• _What is asked_
Take the material below and extract the lines from the one with "Write the D3.js code for this chart." through the one with "const iterations = d3.range(1, 51);", word for word, without pictures.

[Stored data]
╭──

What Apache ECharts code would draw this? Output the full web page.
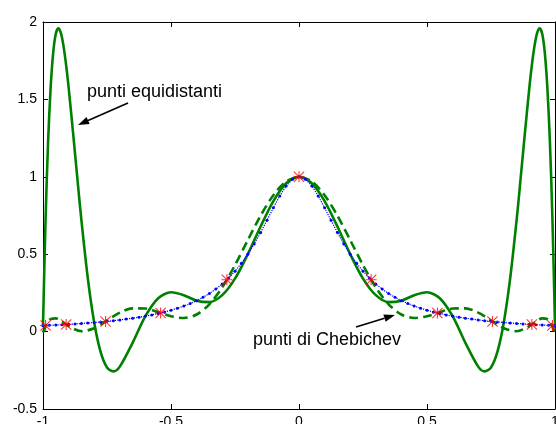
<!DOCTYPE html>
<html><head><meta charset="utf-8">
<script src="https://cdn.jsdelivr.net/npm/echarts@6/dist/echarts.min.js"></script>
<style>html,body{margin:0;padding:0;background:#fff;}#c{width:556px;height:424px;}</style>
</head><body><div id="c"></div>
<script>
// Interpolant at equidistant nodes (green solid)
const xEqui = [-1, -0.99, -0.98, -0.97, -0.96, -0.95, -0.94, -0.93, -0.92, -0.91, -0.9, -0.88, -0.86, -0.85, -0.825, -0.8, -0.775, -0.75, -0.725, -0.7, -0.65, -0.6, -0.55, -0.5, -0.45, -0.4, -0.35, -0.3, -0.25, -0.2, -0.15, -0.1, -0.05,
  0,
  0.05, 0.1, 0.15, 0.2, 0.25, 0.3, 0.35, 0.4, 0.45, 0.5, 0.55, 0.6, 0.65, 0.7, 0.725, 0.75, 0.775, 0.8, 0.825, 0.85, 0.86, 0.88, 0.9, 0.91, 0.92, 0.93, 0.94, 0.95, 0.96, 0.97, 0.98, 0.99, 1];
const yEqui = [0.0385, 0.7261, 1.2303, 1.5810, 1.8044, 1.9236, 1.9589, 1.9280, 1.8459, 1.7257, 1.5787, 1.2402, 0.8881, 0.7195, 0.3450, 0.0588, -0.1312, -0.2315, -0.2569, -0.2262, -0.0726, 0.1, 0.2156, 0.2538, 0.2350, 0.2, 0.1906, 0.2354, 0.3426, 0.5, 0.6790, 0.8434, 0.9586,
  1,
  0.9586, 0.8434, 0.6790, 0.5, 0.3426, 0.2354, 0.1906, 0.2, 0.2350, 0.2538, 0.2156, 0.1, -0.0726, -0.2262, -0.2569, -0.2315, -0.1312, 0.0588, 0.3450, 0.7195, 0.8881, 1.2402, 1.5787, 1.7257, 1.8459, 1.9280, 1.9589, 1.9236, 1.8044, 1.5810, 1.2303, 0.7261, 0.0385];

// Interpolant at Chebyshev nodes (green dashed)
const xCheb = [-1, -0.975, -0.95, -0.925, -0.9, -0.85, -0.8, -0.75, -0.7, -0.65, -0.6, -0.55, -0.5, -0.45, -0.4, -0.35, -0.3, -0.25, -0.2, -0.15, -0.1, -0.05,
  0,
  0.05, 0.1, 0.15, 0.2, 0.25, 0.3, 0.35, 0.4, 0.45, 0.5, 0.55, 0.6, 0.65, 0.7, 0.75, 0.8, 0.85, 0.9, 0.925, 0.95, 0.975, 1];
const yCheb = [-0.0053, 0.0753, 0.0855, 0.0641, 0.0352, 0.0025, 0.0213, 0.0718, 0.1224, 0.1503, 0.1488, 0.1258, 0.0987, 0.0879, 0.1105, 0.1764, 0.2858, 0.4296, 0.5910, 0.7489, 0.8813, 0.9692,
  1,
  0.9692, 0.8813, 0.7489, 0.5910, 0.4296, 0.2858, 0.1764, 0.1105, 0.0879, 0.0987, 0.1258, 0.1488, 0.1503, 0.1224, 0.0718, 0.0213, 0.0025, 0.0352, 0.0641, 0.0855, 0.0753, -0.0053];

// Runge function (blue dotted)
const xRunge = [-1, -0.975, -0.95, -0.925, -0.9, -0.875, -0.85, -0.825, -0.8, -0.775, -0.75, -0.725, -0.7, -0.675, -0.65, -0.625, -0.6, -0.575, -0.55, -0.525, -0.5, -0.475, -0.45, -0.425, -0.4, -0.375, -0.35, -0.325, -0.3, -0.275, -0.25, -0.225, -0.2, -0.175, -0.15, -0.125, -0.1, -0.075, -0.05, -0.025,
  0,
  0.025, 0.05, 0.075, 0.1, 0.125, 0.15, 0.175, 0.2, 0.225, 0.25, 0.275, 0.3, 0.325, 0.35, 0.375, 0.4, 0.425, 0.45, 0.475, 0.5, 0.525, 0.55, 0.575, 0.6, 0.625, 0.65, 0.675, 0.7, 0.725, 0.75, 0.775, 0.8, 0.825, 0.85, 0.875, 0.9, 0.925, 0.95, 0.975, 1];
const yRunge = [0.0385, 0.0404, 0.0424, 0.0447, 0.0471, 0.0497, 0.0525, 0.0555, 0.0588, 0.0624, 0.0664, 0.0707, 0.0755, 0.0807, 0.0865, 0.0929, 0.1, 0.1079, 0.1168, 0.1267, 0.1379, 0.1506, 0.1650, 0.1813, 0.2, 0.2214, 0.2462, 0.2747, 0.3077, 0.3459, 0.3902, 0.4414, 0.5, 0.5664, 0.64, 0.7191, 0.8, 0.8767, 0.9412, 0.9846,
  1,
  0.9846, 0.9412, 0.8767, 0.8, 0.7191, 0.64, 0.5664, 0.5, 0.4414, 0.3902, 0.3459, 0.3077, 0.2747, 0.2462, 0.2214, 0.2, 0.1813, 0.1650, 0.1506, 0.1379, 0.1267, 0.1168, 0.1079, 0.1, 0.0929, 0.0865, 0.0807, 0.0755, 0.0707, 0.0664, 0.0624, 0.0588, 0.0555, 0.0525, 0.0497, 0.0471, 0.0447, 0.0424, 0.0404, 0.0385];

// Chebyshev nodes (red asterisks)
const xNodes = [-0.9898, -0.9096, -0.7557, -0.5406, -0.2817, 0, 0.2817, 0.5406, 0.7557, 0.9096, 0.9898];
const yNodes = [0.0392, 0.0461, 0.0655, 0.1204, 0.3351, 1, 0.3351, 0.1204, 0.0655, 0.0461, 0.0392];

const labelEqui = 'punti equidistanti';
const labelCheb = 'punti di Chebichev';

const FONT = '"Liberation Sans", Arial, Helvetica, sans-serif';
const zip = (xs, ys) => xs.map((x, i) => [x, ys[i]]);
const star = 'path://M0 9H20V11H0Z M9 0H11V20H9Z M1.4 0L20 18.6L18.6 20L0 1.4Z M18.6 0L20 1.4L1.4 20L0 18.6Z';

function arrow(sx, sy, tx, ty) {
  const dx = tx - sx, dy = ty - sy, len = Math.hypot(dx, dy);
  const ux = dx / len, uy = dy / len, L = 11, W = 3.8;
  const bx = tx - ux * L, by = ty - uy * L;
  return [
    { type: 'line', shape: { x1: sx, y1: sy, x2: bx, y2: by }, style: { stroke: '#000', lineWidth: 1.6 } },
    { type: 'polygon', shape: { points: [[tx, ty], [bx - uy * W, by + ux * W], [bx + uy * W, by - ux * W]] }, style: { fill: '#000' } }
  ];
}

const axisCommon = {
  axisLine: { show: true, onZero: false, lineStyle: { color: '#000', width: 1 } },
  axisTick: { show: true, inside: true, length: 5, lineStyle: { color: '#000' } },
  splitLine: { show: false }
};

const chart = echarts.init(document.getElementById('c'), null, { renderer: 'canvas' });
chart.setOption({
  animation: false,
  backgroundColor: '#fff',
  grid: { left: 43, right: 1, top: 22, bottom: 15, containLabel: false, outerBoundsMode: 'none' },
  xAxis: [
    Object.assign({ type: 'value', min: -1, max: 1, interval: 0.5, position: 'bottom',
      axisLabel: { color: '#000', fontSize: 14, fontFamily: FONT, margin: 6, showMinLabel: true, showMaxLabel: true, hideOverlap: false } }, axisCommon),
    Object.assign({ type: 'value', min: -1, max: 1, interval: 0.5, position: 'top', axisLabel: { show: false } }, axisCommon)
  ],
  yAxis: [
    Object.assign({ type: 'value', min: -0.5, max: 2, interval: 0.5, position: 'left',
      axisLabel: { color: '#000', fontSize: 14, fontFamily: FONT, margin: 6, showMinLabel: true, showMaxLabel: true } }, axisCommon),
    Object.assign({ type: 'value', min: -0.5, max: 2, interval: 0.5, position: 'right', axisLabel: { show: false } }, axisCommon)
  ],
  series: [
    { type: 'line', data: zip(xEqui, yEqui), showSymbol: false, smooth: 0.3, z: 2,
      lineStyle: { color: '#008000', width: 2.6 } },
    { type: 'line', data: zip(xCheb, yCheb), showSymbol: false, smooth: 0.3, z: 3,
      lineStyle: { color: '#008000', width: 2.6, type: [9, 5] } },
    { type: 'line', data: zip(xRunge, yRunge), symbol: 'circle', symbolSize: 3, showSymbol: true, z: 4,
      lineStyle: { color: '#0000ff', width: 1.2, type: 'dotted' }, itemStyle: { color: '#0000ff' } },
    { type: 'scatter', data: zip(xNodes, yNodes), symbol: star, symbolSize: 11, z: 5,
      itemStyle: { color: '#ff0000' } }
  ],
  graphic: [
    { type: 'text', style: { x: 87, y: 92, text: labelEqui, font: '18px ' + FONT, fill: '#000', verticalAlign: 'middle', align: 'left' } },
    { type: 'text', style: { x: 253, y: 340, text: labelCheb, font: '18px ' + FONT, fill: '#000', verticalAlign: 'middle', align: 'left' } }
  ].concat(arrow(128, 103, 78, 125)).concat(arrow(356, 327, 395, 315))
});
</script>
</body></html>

╰──
╭──

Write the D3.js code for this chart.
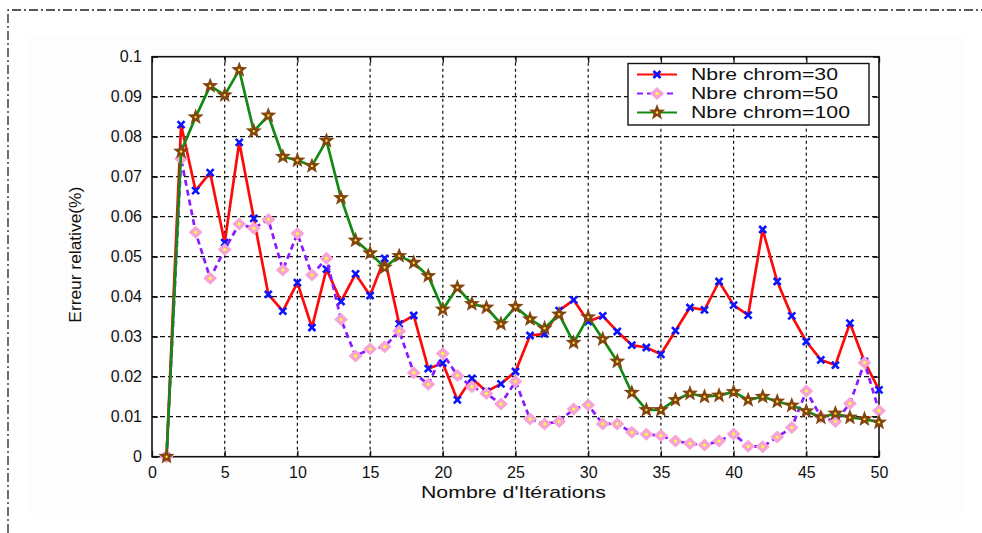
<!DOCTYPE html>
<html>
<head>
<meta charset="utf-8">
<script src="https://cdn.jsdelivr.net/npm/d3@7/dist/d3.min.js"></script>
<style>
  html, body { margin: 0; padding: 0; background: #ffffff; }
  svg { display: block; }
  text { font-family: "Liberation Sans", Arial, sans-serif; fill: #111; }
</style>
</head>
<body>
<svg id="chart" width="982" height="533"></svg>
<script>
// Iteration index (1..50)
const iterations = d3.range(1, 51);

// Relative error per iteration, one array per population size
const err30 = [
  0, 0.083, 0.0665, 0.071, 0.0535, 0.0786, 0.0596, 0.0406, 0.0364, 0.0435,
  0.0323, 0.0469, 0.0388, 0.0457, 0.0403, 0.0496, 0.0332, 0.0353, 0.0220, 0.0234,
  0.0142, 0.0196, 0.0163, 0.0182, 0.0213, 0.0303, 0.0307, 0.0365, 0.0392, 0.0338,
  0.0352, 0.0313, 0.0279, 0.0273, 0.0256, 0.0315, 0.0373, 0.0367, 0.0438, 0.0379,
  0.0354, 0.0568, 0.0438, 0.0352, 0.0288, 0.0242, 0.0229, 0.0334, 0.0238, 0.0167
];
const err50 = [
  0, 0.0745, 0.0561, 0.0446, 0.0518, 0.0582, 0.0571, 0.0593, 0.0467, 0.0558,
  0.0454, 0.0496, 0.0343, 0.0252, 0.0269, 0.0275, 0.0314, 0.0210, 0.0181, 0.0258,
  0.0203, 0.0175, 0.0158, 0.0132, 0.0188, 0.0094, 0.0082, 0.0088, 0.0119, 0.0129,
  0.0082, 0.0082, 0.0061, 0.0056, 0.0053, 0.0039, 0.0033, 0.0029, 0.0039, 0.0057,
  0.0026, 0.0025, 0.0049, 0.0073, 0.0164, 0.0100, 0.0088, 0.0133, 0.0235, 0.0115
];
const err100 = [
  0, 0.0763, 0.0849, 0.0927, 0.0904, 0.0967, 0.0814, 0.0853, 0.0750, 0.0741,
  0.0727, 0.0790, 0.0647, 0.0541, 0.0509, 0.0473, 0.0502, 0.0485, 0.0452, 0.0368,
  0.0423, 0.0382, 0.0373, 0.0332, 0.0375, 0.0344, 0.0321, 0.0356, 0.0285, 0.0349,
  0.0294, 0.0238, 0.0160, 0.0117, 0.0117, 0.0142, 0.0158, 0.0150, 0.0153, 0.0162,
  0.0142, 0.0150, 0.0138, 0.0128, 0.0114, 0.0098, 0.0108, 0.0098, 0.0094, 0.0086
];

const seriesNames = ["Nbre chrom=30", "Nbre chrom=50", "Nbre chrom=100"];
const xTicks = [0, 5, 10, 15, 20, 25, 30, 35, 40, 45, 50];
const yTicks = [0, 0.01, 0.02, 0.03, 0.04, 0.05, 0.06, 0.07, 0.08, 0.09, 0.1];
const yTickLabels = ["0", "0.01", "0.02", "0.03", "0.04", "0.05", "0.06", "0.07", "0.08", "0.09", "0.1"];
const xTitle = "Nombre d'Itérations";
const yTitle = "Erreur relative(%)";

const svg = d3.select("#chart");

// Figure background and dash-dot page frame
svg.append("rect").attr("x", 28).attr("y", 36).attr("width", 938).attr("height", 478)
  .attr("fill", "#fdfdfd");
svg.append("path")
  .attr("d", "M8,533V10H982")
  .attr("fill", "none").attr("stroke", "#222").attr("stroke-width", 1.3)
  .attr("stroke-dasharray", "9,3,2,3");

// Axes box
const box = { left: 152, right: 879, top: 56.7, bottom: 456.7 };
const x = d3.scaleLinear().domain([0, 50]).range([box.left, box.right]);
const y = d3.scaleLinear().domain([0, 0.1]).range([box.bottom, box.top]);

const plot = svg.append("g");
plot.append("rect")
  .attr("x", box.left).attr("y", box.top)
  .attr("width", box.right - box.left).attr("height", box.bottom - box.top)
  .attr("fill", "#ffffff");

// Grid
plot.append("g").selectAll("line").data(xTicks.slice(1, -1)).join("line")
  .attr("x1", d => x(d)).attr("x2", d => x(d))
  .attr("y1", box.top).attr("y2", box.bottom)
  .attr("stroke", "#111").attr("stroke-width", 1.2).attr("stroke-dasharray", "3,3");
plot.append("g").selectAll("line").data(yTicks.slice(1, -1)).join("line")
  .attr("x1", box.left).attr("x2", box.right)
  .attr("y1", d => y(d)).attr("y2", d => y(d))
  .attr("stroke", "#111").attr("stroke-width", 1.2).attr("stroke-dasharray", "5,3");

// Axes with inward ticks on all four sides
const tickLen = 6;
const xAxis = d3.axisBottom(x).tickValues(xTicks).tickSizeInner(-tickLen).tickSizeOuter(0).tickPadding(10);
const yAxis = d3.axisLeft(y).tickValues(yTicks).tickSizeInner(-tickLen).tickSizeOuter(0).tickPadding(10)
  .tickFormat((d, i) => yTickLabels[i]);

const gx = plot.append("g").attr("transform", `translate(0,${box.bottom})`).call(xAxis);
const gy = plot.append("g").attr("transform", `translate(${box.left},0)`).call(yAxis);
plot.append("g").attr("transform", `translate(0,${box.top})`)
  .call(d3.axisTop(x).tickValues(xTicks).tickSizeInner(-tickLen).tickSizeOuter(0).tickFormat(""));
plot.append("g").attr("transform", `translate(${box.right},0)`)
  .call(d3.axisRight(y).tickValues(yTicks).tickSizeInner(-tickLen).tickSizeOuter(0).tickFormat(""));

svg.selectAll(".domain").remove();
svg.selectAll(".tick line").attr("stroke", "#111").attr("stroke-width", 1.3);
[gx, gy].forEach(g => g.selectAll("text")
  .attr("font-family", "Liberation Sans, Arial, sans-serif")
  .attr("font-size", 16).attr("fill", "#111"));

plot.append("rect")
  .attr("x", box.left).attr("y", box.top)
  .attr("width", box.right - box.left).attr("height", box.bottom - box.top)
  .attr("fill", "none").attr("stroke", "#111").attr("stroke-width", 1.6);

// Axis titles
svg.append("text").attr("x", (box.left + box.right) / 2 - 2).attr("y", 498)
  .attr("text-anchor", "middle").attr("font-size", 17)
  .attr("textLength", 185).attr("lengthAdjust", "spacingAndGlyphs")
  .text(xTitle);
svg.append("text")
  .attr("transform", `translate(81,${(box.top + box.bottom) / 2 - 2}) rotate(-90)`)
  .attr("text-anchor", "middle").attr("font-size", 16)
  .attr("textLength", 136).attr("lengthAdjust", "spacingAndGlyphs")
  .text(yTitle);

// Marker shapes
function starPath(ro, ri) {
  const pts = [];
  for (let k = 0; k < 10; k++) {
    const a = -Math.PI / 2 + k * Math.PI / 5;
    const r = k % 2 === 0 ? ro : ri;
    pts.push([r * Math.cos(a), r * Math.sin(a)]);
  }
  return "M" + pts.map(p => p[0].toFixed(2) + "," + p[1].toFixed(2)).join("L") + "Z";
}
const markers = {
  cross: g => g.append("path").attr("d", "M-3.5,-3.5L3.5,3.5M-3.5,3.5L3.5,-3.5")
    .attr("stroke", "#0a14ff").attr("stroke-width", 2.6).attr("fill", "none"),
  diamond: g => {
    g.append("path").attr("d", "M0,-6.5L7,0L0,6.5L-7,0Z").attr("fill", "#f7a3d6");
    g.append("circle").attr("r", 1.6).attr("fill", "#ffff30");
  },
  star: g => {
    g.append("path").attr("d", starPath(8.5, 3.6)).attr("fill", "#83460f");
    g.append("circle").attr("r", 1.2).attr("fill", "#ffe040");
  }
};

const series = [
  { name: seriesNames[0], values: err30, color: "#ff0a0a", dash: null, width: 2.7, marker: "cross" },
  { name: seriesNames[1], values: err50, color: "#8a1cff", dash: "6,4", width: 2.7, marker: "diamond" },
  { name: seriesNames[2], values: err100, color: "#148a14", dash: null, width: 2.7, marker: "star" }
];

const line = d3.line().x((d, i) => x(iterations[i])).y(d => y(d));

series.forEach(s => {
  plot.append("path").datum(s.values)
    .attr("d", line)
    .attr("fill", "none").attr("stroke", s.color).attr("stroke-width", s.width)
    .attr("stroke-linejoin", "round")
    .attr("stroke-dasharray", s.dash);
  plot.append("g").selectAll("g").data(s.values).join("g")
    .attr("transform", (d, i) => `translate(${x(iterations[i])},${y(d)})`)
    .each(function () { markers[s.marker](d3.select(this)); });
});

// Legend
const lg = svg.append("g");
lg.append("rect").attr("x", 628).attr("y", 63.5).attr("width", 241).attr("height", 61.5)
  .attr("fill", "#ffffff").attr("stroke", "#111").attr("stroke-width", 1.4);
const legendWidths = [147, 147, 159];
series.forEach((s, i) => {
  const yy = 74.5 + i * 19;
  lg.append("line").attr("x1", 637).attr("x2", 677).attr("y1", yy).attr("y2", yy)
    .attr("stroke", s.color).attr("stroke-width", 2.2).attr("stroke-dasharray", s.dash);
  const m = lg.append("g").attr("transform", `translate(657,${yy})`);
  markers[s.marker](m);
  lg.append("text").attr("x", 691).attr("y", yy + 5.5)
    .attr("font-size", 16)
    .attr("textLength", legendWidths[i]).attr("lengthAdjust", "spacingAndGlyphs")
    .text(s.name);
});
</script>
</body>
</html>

╰──
╭──

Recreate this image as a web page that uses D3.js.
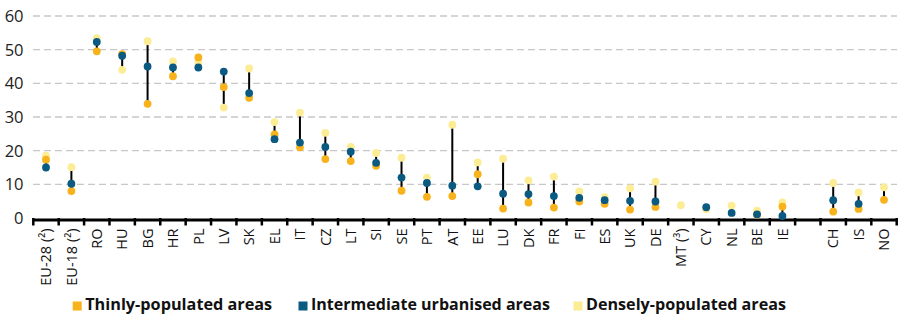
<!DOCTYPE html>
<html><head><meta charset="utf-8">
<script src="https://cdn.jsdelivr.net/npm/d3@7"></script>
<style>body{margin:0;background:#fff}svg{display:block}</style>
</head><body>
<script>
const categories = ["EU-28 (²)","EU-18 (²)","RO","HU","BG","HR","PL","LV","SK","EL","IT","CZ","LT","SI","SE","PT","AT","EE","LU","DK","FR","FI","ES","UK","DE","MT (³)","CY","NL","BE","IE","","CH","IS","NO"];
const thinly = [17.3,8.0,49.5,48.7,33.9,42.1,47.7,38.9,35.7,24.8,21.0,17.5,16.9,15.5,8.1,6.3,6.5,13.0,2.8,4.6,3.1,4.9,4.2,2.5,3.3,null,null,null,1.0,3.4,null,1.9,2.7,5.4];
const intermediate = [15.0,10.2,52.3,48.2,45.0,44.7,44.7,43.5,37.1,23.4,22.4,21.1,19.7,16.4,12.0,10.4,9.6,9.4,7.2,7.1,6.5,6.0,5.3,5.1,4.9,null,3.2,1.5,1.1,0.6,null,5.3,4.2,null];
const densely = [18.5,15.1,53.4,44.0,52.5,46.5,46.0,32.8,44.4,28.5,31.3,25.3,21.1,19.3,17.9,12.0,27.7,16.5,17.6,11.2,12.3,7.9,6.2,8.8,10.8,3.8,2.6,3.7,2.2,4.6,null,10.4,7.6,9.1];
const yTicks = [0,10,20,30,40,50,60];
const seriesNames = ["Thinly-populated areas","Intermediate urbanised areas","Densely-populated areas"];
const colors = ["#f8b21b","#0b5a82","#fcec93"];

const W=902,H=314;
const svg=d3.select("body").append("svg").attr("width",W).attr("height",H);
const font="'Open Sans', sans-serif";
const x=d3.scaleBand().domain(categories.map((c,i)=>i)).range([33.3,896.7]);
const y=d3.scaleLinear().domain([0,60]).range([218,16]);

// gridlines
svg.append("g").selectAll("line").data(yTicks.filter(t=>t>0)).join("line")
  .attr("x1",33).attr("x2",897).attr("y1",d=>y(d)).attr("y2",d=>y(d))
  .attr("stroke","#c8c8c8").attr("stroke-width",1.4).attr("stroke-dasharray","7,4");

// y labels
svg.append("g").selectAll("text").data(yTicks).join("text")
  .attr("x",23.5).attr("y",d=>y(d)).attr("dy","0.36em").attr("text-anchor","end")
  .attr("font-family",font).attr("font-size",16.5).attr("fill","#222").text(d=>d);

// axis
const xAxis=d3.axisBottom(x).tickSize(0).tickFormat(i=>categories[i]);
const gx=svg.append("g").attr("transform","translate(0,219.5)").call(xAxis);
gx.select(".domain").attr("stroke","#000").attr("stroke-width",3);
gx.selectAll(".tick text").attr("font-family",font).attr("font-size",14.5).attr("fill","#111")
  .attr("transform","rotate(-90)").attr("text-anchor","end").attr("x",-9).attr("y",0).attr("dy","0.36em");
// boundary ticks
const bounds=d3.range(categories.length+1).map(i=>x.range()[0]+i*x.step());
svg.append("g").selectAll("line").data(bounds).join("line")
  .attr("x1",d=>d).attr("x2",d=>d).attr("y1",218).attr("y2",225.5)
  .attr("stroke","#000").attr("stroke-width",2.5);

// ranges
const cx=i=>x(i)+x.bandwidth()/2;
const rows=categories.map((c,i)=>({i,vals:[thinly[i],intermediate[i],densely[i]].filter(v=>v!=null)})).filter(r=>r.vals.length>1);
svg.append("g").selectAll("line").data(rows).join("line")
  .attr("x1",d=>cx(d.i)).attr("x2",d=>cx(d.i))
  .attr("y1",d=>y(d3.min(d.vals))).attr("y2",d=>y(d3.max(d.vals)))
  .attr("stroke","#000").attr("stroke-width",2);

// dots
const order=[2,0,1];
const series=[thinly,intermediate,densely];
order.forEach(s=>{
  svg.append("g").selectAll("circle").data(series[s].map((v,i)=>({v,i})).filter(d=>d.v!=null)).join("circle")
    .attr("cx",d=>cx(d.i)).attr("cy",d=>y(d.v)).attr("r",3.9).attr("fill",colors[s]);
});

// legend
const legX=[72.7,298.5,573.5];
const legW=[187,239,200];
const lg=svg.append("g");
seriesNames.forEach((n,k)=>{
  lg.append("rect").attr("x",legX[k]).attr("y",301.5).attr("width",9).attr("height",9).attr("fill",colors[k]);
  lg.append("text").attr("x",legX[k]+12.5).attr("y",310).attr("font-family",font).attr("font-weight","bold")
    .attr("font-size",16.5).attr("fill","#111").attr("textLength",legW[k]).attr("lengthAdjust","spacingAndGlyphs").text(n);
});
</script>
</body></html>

╰──

• _Exercise response_
Write the D3.js code for this chart.
<!DOCTYPE html>
<html>
<head>
<meta charset="utf-8">
<script src="https://cdn.jsdelivr.net/npm/d3@7/dist/d3.min.js"></script>
<style>
  html, body { margin: 0; padding: 0; background: #ffffff; }
  svg { display: block; }
  text { font-family: "Liberation Sans", Arial, sans-serif; fill: #111; }
</style>
</head>
<body>
<svg id="chart" width="982" height="533"></svg>
<script>
// Iteration index (1..50)
const iterations = d3.range(1, 51);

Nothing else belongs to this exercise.